8.5. Incorporating additional media
When incorporated into a larger virtual presentation with audio, video, and other types of multimedia, the immersive effect of digital panoramas is greatly enhanced. The acoustic quality of a building is often as important as the visual (e.g., performance halls, libraries, and religious architecture). Video can provide a directed view and seamlessly demonstrate the transition from room to room as one moves throughout a building. Incorporating CAD reconstructions of a site that is no longer standing can provide an experience that hasn’t been possible for thousands of years.
Many virtual tour authoring packages and stitching programs provide a tool for creating hot spots to be embedded within a panorama (see section 6.9).
Ambient audio recorded at the site can be an exciting effect in a virtual tour (see section 5.2). This audio can either be embedded into the QTVR file, or can be embedded in the HTML as an MP3 or other file type. It is possible to include several different audio tracks in one panorama, and when the user pans around the image, the audio tracks can respond by fading left-right and increase or decrease volume, creating a 3D effect (see section 8.8).
Incorporating clickable maps and plans with “you are here” symbols adds another dimension of understanding to the virtual presentation. Plans aid not only in the understanding of the physical space in relation to the location of the panoramas, but are useful navigational tools, particularly in large areas with many node locations.

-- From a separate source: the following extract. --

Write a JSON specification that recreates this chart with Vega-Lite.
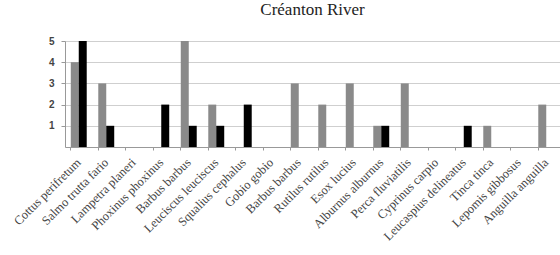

There is no limit to the possibilities for creating fully featured multimedia presentations. The subject of building virtual tours is discussed further below.
8.6. Virtual tours
Stand-alone panoramas work very well for many educational and documentary purposes. However, in many cases incorporating panoramas into a larger multimedia presentation provides a deeper and more interesting view of the subject. The simplest method is just to add one or more panoramas to a web page with text and external sound files. For optimal results, though, a full-featured authoring package (such as LiveStage Pro) allows the developer to incorporate elements, such as directional sound, reactive compass bearings, and animation that give viewers a better sense of location and direction; interactive clickable maps to select nodes; transitions between nodes; voiceovers; and hotspots that jump from one node to another (or to still images, other URLs, etc.).
The full use of authoring packages of this sort lies beyond the scope of this document, but commissioners with access to technical support staff and interest in producing high-end virtual tours should take advantage of local resources. University academic or IT departments may already own the appropriate software and offer training. Given the power of authoring packages, anyone delving into them for the first time should be prepared for a steep learning curve. Such projects might be best given to students already comfortable with multimedia authoring and interested in learning new software packages.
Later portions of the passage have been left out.